Clemson looking to make defensive strides

Florida State running back Chris Thompson (4) sheds Clemson linebacker Jonathan Willard (46) during the third quarter of an NCAA college football game on Saturday, Sept. 22, 2012, in Tallahassee, Fla. Florida State won 49-37. (AP Photo/Phil Sears)

CLEMSON — Nearly nine months after the defensive debacle at the Orange Bowl, Clemson’s defense demonstrated in a 49-37 loss at Florida State on Saturday that its issues cannot be solved simply with a coordinator change.

Clemson coach Dabo Swinney decided to make a change at defensive coordinator after the Tigers allowed 70 points to West Virginia in the Orange Bowl in January. But on Saturday night, Clemson allowed 667 yards at Florida State, the second worst total in school history.

Defensive coordinator Brent Venables has simplified play-call language. He implemented a new hybrid position designed to better combat spread offenses. He has brought more zone concepts from Oklahoma, but the results have been in many cases worse than a season ago.

No. 17 Clemson (3-1, 0-1 Atlantic Coast Conference) will look to make major strides on defense at 3:30 p.m. Saturday (ESPN2) when Clemson travels to Boston College.

“We certainly didn’t play well defensively,” Swinney said. “We had 15 or 20 plays that were disappointing. We were poor against the run. We gave up big plays. Poor tackling. And we didn’t play with a lot of confidence, particularly at corner.”

After four games, Clemson ranks lower in total defense than it did last season under former coordinator Kevin Steele. Clemson is 95th in the nation in total defense, allowing 443 yards per game, after finishing 83rd in the nation last season, allowing 394 yards per game.

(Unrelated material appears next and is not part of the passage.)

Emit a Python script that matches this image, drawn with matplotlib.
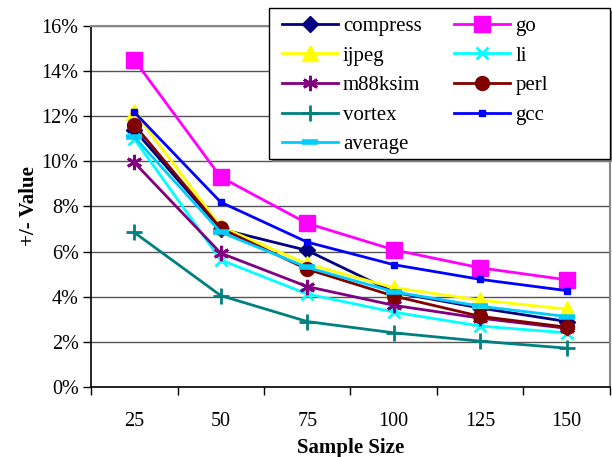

Clemson is 103rd in rushing defense this season (207 yards per game) and like last year struggled with an athletic mobile quarterback in E.J. Manuel on Saturday night as Manuel broke the 100-yard barrier. Clemson allowed 176 rushing yards per game last season, which ranked 71st nationally.

Clemson ranks 111th in the nation — out of 124 qualifying Division I FBS teams — in yards allowed per rush, allowing a full yard more per rush (5.4) than last season (4.4).

While the coordinators have changed, more than half of the starting personnel (six players) have returned. Might the problems be more personnel related? Might the staff need to look at shaking up the depth chart?

“I think anything is possible,” Swinney said. “There are some guys right now we need to challenge. … We have some guys that have to play better. We definitely have to challenge a few guys to perform better. We just don’t have a lot of depth in the secondary. We have some guys coming, but they just aren’t ready.”

Swinney said freshman Travis Blanks, playing the hybrid position, is not a candidate to move to corner.

In talking to reporters after the game, Venables took much of the blame. He also said the entire unit will be evaluated.

“It starts in the run game,” Venables said. “You have to go back and look at personnel and see what we were asking them to do. There are a lot of things — scheme and personnel — we have to evaluate.”